Fanzine Project will be back to A Coruña, in Spain, from December 5th to 7th for the 2019 edition of its ‘Fanzine Fest’ festival. With an eclectic selection mixing well-established artists such as Levon Vincent, The Horrorist, Alienata, Viktor Flores, or Dorian Concept to new musical and visual projects, avant-gardism is this festival’s keyword.
Viktor Flores is a Galician journalist and DJ known for his long residency and co-programming in the legendary club Vademecwm and as the founding member of SINSALaudio Collective (also promoter and festival). He flags the minimalist Central European sound, combining it with timeless classics from Chicago and Detroit, notes of Dub, Electro, classic Disco, EBM or Techno-Pop sound. He has made incursions into projects away from the dance floor and more experimental like Lost in Sound. For a decade he has presented the workshops of the RBMA in Spain.

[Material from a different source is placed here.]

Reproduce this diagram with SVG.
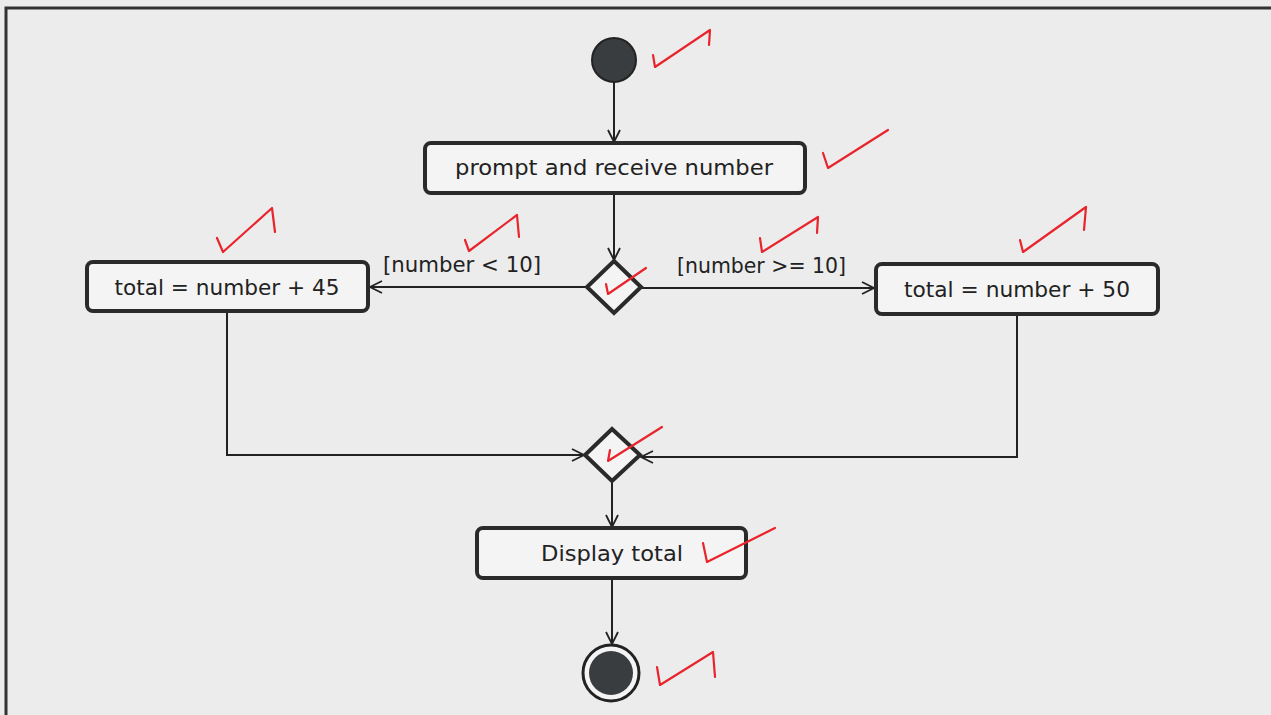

We asked Viktor Flores to provide a 6AM Guest Mix for our readers and listeners and grabbed a chat with him while we were at it. The mix is a live recording of a recent club set at Mondo in Vigo, proper signature Viktor Flores sound!
Thanks for the mix Viktor, what was your mood when you were putting this together and what mood do you hope it puts listeners in?
Thanks for inviting me to your Guest Mix Series! The initial plan was to record a home set with different music, maybe closer to what my set at Fanzine Fest will be, but due to several reasons had to change the plan quickly, so the final mix was recorded live in one of my recent club sets. It was recorded during the premiere weekend of a new club (Mondo) in my city, Vigo. Wasn’t sure about the kind of crowd that would attend, so prepared a lot of different stuff. And guess that this section of the set reflects it pretty well, as you have Disco, House, Techno, UK Garage or Italo-Disco, all in around 90 min! ;-)
Regarding the mood I hope it put the listeners in, let’s say that it would be nice if it helps to start the fire in a pre-club home listening session on a Friday / Saturday night.
Any particular stand-out tracks we can find in it?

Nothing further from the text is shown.